Aim —
Quote the data below in full, minus the images.
####################
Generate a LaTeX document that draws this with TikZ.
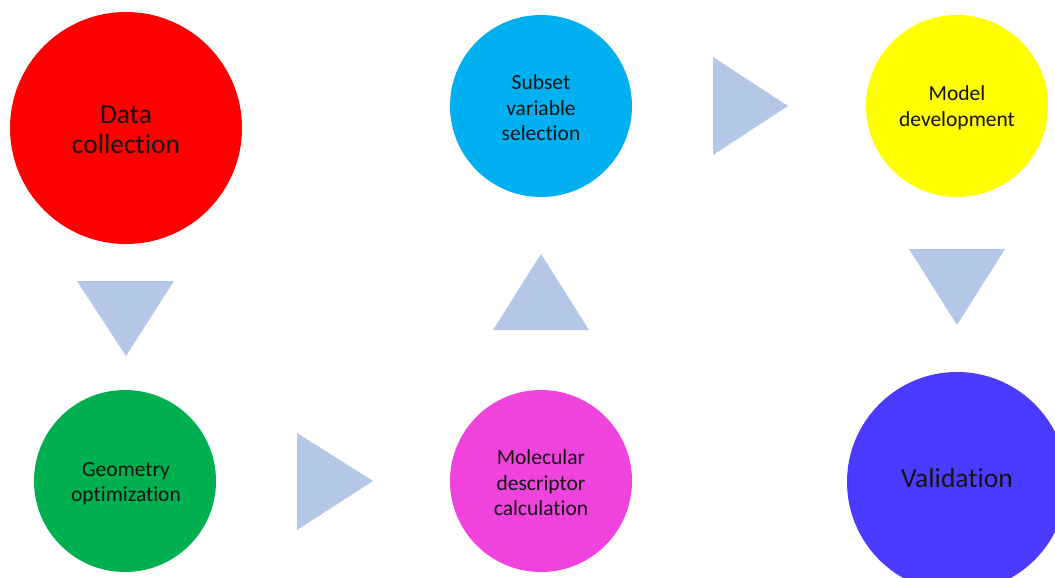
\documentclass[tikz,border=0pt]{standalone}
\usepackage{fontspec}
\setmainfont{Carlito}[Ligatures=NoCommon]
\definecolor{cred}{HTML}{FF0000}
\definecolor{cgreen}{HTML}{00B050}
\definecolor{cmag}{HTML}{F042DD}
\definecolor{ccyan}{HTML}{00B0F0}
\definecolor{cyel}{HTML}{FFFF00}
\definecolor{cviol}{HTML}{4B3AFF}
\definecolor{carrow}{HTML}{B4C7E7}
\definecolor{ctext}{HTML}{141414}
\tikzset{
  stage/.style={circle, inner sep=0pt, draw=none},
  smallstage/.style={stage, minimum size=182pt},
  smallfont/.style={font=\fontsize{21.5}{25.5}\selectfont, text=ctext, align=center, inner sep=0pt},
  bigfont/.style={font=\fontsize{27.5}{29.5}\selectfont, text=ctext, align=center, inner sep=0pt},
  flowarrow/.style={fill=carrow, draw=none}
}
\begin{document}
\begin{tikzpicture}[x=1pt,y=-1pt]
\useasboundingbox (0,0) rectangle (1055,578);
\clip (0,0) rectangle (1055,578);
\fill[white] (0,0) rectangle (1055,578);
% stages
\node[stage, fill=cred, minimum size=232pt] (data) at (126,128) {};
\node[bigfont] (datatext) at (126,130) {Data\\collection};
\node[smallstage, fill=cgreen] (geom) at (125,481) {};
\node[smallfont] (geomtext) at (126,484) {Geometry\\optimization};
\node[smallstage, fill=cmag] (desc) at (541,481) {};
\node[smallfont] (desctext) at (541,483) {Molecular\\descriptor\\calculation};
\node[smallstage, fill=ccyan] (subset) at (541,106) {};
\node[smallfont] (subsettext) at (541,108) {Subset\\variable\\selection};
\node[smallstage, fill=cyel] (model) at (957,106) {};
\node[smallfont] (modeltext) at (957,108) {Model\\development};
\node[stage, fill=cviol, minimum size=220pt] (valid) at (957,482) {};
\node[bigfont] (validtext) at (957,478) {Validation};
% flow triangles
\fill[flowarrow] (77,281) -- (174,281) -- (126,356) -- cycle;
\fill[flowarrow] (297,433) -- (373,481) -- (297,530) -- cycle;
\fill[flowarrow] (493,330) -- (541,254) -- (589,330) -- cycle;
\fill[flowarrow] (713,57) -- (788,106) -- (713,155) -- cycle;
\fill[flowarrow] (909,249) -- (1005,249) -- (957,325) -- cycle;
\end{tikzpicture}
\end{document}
####################
Task answer —
Generate a LaTeX document that draws this with TikZ.
\documentclass[tikz,border=0pt]{standalone}
\usepackage{fontspec}
\setmainfont{Carlito}[Ligatures=NoCommon]
\definecolor{cred}{HTML}{FF0000}
\definecolor{cgreen}{HTML}{00B050}
\definecolor{cmag}{HTML}{F042DD}
\definecolor{ccyan}{HTML}{00B0F0}
\definecolor{cyel}{HTML}{FFFF00}
\definecolor{cviol}{HTML}{4B3AFF}
\definecolor{carrow}{HTML}{B4C7E7}
\definecolor{ctext}{HTML}{141414}
\tikzset{
  stage/.style={circle, inner sep=0pt, draw=none},
  smallstage/.style={stage, minimum size=182pt},
  smallfont/.style={font=\fontsize{21.5}{25.5}\selectfont, text=ctext, align=center, inner sep=0pt},
  bigfont/.style={font=\fontsize{27.5}{29.5}\selectfont, text=ctext, align=center, inner sep=0pt},
  flowarrow/.style={fill=carrow, draw=none}
}
\begin{document}
\begin{tikzpicture}[x=1pt,y=-1pt]
\useasboundingbox (0,0) rectangle (1055,578);
\clip (0,0) rectangle (1055,578);
\fill[white] (0,0) rectangle (1055,578);
% stages
\node[stage, fill=cred, minimum size=232pt] (data) at (126,128) {};
\node[bigfont] (datatext) at (126,130) {Data\\collection};
\node[smallstage, fill=cgreen] (geom) at (125,481) {};
\node[smallfont] (geomtext) at (126,484) {Geometry\\optimization};
\node[smallstage, fill=cmag] (desc) at (541,481) {};
\node[smallfont] (desctext) at (541,483) {Molecular\\descriptor\\calculation};
\node[smallstage, fill=ccyan] (subset) at (541,106) {};
\node[smallfont] (subsettext) at (541,108) {Subset\\variable\\selection};
\node[smallstage, fill=cyel] (model) at (957,106) {};
\node[smallfont] (modeltext) at (957,108) {Model\\development};
\node[stage, fill=cviol, minimum size=220pt] (valid) at (957,482) {};
\node[bigfont] (validtext) at (957,478) {Validation};
% flow triangles
\fill[flowarrow] (77,281) -- (174,281) -- (126,356) -- cycle;
\fill[flowarrow] (297,433) -- (373,481) -- (297,530) -- cycle;
\fill[flowarrow] (493,330) -- (541,254) -- (589,330) -- cycle;
\fill[flowarrow] (713,57) -- (788,106) -- (713,155) -- cycle;
\fill[flowarrow] (909,249) -- (1005,249) -- (957,325) -- cycle;
\end{tikzpicture}
\end{document}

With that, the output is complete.